I am trying to build a small program with arduino using a temperature-sensor.
I thought I knew how to do it but I'm getting some weird outputs.
Here is my code:
int sensorPin = 0;
void setup()
{
Serial.begin(9600);
}
void loop()
{
int reading = analogRead(sensorPin);
float voltage = reading * 5.0 / 1024;
float temperatureC = (voltage - 0.5) * 100;
Serial.print(temperatureC); Serial.print(" degrees C, ");
Serial.print(voltage); Serial.println(" volts");
delay(1000);
}
This code gives me the output:
-26.56 degrees C, 0.23 volts
-26.56 degrees C, 0.23 volts
-27.05 degrees C, 0.23 volts
-26.56 degrees C, 0.23 volts
-26.07 degrees C, 0.24 volts
-26.07 degrees C, 0.24 volts
Why is it - in degrees? and Why can I change it to any pin I want and it will still give me a similar output?

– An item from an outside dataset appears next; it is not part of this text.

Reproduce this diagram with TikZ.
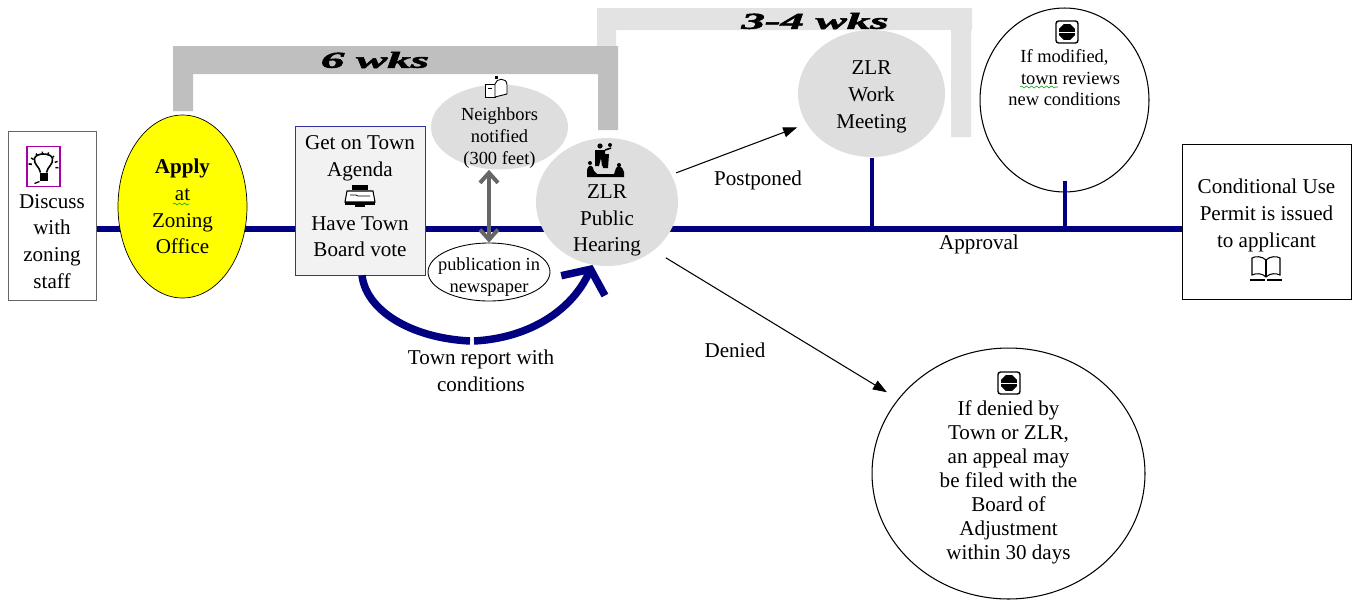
\documentclass[tikz,border=0pt]{standalone}
\usepackage{fontspec}
\setmainfont{Liberation Serif}
\newfontfamily\weekfont[FakeBold=2]{Liberation Serif}
\usetikzlibrary{arrows.meta,backgrounds,decorations.pathmorphing,shapes.geometric}

\definecolor{zlrnavy}{HTML}{000080}
\definecolor{zlrgrey}{HTML}{DEDEDE}
\definecolor{zlrblue}{HTML}{333399}
\definecolor{zlryellow}{HTML}{FFFF00}

\tikzset{
    boxnode/.style = {draw, rectangle, align=center, font=\fontsize{12}{15.2}\selectfont},
    roundnode/.style = {ellipse, inner sep=-0.2cm, align=center, font=\fontsize{12}{15.2}\selectfont},
    smallnode/.style = {roundnode, font=\fontsize{10.5}{12.5}\selectfont},
    textnode/.style = {align=center, font=\fontsize{12}{15.2}\selectfont},
    weeks/.style = {font=\fontsize{13}{13}\weekfont\bfseries\itshape, xscale=2.05},
    mainline/.style = {zlrnavy, line width=0.13cm},
    branch/.style = {zlrnavy, line width=0.08cm},
    bow/.style = {zlrnavy, line width=0.15cm},
    thinarrow/.style = {-{Triangle[length=0.28cm,width=0.2cm]}, line width=0.6pt},
    squiggle/.style = {draw=green!60!black, line width=0.3pt, decorate,
        decoration={snake, amplitude=0.02cm, segment length=0.1cm}},
    pics/bulb/.style = {code={
        \draw[violet!70!magenta, line width=0.7pt, fill=white] (-16.5,-20) rectangle (16.5,20);
        \draw[line width=0.9pt] (-3,6) .. controls (-4,0) and (-10,-2) .. (-9,-8)
            .. controls (-8,-14) and (8,-14) .. (9,-8) .. controls (10,-2) and (4,0) .. (3,6);
        \fill (-4,6) rectangle (4,14);
        \draw[line width=0.7pt] (-4,15) -- (-9,17);
        \foreach \ang in {-170,-145,-120,-95,-70,-45,-20,5,190}
            \draw[line width=0.8pt] (\ang:12) -- (\ang:15);
    }},
    pics/stopsign/.style = {code={
        \draw[line width=0.8pt, rounded corners=1.5pt, fill=white] (-11,-11) rectangle (11,11);
        \node[regular polygon, regular polygon sides=8, fill=black, inner sep=0pt,
            minimum size=0.34cm] (stopmark) at (0,0) {};
        \draw[white, line width=0.5pt] (-8,0) -- (8,0);
    }},
    pics/typewriter/.style = {code={
        \fill (-8,-11) rectangle (8,-6);
        \draw[line width=0.6pt, fill=white] (-13,-5) -- (13,-5) -- (15,6) -- (-15,6) -- cycle;
        \draw[line width=0.4pt] (-10,-1) -- (-4,-1) -- (-2,0) -- (10,0);
        \fill (-15,6) rectangle (15,9);
        \fill (-5,9) rectangle (5,11);
    }},
    pics/mailbox/.style = {code={
        \draw[line width=0.5pt, fill=white] (-13,-4) -- (-3,-4) -- (-3,9) -- (-13,9) -- cycle;
        \draw[line width=0.5pt, fill=white] (-3,-4) .. controls (-2,-10) and (9,-11) .. (9,-3)
            -- (9,6) -- (-3,9) -- cycle;
        \draw[line width=0.4pt] (-10,0) -- (-6,0);
        \fill (-3,-9) rectangle (0,-12);
    }},
    pics/speaker/.style = {code={
        \fill (-4,-14) circle (2.6);
        \fill (-9,-10) -- (1,-10) -- (2,6) -- (-2,6) -- (-3,-2) -- (-5,6) -- (-9,6) -- cycle;
        \draw[line width=0.9pt] (1,-10) -- (7,-12);
        \fill (6,-15) circle (2);
        \fill (-2,-6) -- (5,-6) -- (4,8) -- (-1,8) -- cycle;
        \fill (-17,17) -- (-17,10) .. controls (-15,3) and (-11,5) .. (-10,11) -- (-7,14) -- (10,14)
            -- (12,8) .. controls (14,4) and (19,7) .. (20,12) -- (20,17) -- cycle;
        \fill (-14,3) circle (2);
        \fill (15,5) circle (2);
    }},
    pics/openbook/.style = {code={
        \draw[line width=0.6pt, fill=white] (0,-8) .. controls (-4,-12) and (-11,-12) .. (-14,-10)
            -- (-14,7) .. controls (-10,5) and (-4,5) .. (0,9)
            .. controls (4,5) and (10,5) .. (14,7) -- (14,-10)
            .. controls (11,-12) and (4,-12) .. (0,-8) -- cycle;
        \draw[line width=0.6pt] (0,-8) -- (0,9);
        \draw[line width=0.8pt] (-16,12) -- (-1,12) (1,12) -- (16,12);
    }},
}

\begin{document}
\begin{tikzpicture}[x=0.02cm, y=-0.02cm]
    \useasboundingbox (0,0) rectangle (1354,602);

    % grey week brackets
    \fill[black!11] (597,46) -- (597,8) -- (972,8) -- (972,30) -- (971,30) -- (971,137)
        -- (951,137) -- (951,30) -- (616,30) -- (616,46) -- cycle;
    \fill[black!25] (173,111) -- (173,46) -- (618,46) -- (618,130) -- (598,130)
        -- (598,74) -- (193,74) -- (193,111) -- cycle;
    \node[weeks] (sixweeks) at (375,60) {6 wks};
    \node[weeks] (threefour) at (815,21) {3-4 wks};

    % steps along the line
    \node[boxnode, draw=black!60, minimum width=1.76cm, minimum height=3.38cm] (discuss) at (52,215.5)
        {~\\~\\[6.8pt]Discuss\\with\\zoning\\staff};
    \node[roundnode, draw, fill=zlryellow, minimum width=2.58cm, minimum height=3.66cm] (apply) at (182.5,206.5)
        {\textbf{Apply}\\at\\Zoning\\Office};
    \node[boxnode, draw=zlrblue, fill=black!5, minimum width=2.6cm, minimum height=2.98cm] (agenda) at (360,200.5)
        {Get on Town\\Agenda\\~\\Have Town\\Board vote\\[-10.5pt]~};
    \node[smallnode, inner ysep=-0.3cm, fill=zlrgrey, minimum width=2.74cm, minimum height=1.7cm] (neighbors) at (499.5,127)
        {~\\[7.4pt]Neighbors\\notified\\(300 feet)};
    \node[smallnode, inner ysep=-0.3cm, draw, fill=white, line width=0.5pt, minimum width=2.44cm, minimum height=1.16cm] (publication) at (489,272)
        {~\\[0.4pt]publication in\\newspaper};
    \node[roundnode, fill=zlrgrey, minimum width=2.84cm, minimum height=2.56cm] (hearing) at (607,202)
        {~\\[13.6pt]ZLR\\Public\\Hearing};
    \node[roundnode, fill=zlrgrey, minimum width=2.94cm, minimum height=2.54cm] (work) at (871.5,93.5)
        {~\\[-3.6pt]ZLR\\Work\\Meeting};
    \node[smallnode, draw, fill=white, line width=0.6pt, minimum width=3.38cm, minimum height=3.68cm] (modified) at (1064.5,100)
        {~\\[6.8pt]If modified,\\\hspace*{0.24cm}town reviews\\new conditions\\~\\~\\~};
    \node[roundnode, inner ysep=-0.5cm, draw, fill=white, line width=0.6pt, minimum width=5.46cm, minimum height=5.02cm,
        font=\fontsize{12}{13.7}\selectfont] (denied) at (1008.5,473.5)
        {~\\[13.6pt]If denied by\\Town or ZLR,\\an appeal may\\be filed with the\\Board of\\Adjustment\\within 30 days\\[-2pt]~};
    \node[boxnode, minimum width=3.38cm, minimum height=3.1cm] (permit) at (1266.5,221.5)
        {~\\[-1pt]Conditional Use\\Permit is issued\\to applicant\\~};

    % labels
    \node[textnode] (postponed) at (758,180) {Postponed};
    \node[textnode] (approval) at (979,244) {Approval};
    \node[textnode] (deniedlabel) at (735,350) {Denied};
    \node[textnode] (report) at (481,371) {Town report with\\conditions};

    % icons
    \pic at (43.5,166.5) {bulb};
    \pic at (360,196) {typewriter};
    \pic at (498,88) {mailbox};
    \pic at (604,160) {speaker};
    \pic at (1067,32) {stopsign};
    \pic at (1009,383) {stopsign};
    \pic at (1266,268) {openbook};

    % spelling marks
    \draw[squiggle] (173,204) -- (189,204);
    \draw[squiggle] (1020,87) -- (1058,87);

    % connectors
    \coordinate (lineref) at (700,229);
    \coordinate (bowleft) at (470,341);
    \coordinate (bowright) at (474,341);
    \begin{scope}[on background layer]
        \draw[mainline] (discuss.east |- lineref) -- (permit.west |- lineref);
    \end{scope}
    \draw[branch] (work.south) ++(0,1) -- (work.south |- lineref);
    \draw[branch] (modified.south) ++(0,-12) -- (modified.south |- lineref);
    \draw[thinarrow, shorten <=0.1cm, shorten >=0.2cm] (hearing.23) -- (work.205);
    \draw[thinarrow, shorten <=0.28cm, shorten >=0.26cm] (hearing.-46) -- (denied.146);
    \draw[{Straight Barb[length=0.2cm,width=0.36cm]}-{Straight Barb[length=0.2cm,width=0.36cm]},
        black!60, line width=0.08cm] (publication.north) -- (publication.north |- neighbors.south);
    \draw[bow] (agenda.south) ++(2,0) .. controls (366,310) and (410,338) .. (bowleft);
    \draw[bow, -{Straight Barb[length=0.36cm,width=0.96cm]}] (bowright)
        .. controls (530,338) and (572,310) .. (hearing.-103);
\end{tikzpicture}
\end{document}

Analog input 0 is not pin 0.
You should use the defined symbols:
A0,A1,...,A7
for analog inputs.
Try
int sensorPin = A0;
and your program should work.
If you are curious about the actual values, under your Arduino IDE install look in the file
..\hardware\arduino\variants\standard\pins_arduino.h
You are reading this input correctly.
In order for you to not get negative degrees, you'll have to process it differently.
With this:
float temperatureC = (voltage - 0.5) * 100;
Any values < 0.5 result in multiplying a negative number by 100.

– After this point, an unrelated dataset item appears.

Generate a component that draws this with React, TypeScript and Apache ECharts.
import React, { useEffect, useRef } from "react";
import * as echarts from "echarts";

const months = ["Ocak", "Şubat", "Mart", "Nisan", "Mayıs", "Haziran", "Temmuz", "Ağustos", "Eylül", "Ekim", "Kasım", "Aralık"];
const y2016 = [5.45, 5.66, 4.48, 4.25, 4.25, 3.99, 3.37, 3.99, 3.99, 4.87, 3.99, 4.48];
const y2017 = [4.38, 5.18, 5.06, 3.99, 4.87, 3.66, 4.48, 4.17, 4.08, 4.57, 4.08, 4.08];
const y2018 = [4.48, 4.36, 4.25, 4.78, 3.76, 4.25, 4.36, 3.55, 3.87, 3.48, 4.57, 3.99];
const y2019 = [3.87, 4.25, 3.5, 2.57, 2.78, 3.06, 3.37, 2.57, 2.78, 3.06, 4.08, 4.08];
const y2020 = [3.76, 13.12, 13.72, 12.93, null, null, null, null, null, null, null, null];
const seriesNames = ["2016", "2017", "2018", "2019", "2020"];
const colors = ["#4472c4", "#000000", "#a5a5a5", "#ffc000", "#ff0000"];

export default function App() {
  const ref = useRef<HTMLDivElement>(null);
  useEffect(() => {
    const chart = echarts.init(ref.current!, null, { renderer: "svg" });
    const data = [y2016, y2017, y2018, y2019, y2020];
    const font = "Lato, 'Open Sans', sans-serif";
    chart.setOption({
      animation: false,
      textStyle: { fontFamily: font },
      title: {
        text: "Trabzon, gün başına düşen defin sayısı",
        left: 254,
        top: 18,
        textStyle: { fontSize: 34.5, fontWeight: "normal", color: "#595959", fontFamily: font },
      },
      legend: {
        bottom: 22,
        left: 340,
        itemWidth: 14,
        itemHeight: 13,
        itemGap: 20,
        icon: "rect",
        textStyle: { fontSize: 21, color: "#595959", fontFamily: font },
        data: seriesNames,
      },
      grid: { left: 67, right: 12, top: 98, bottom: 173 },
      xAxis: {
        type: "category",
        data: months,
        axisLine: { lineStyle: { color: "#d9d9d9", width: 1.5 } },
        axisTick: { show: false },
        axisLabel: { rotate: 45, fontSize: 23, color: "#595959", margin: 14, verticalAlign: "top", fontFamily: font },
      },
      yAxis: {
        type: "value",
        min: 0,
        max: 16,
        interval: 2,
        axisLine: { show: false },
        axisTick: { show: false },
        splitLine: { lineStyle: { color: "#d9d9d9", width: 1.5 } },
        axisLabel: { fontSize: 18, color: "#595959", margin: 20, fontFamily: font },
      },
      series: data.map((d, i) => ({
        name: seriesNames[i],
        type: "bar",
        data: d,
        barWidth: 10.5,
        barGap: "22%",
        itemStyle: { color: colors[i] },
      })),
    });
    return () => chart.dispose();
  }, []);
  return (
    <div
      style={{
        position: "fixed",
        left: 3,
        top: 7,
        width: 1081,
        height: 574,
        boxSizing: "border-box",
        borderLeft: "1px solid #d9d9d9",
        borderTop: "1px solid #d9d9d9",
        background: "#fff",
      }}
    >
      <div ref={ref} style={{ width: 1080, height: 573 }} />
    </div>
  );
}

Try breaking this down using commutative property.
(voltage - 0.5) * 100 is the same as (voltage * 100) - (0.5 * 100).
This can be further simplified to (voltage * 100) - 50.
Still, for all values where voltage < 0.5 the temperature will be negative.
I would suggest multiplying temperatureC by -1 to make it positive and not putting the sensor near anything that is `~ >= 50 degrees Celsius.
Also, As jdr5ca pointed out here, you're not actually getting any data from the sensor yet... :(
You are probably getting noise (or garbage) from whatever pin0 is.
EDIT
It is best practice to use parentheses to make order of operations more clear.
ie:
float voltage = reading * 5.0 / 1024;
should be
float voltage = reading * (5.0 / 1024);
First, you have to use the defined symbols A0
int sensorPin = A0;
in the next
float voltage = reading * (5.0 / 1024);
There is an example in File/Examples/Basic/AnalogReadSerial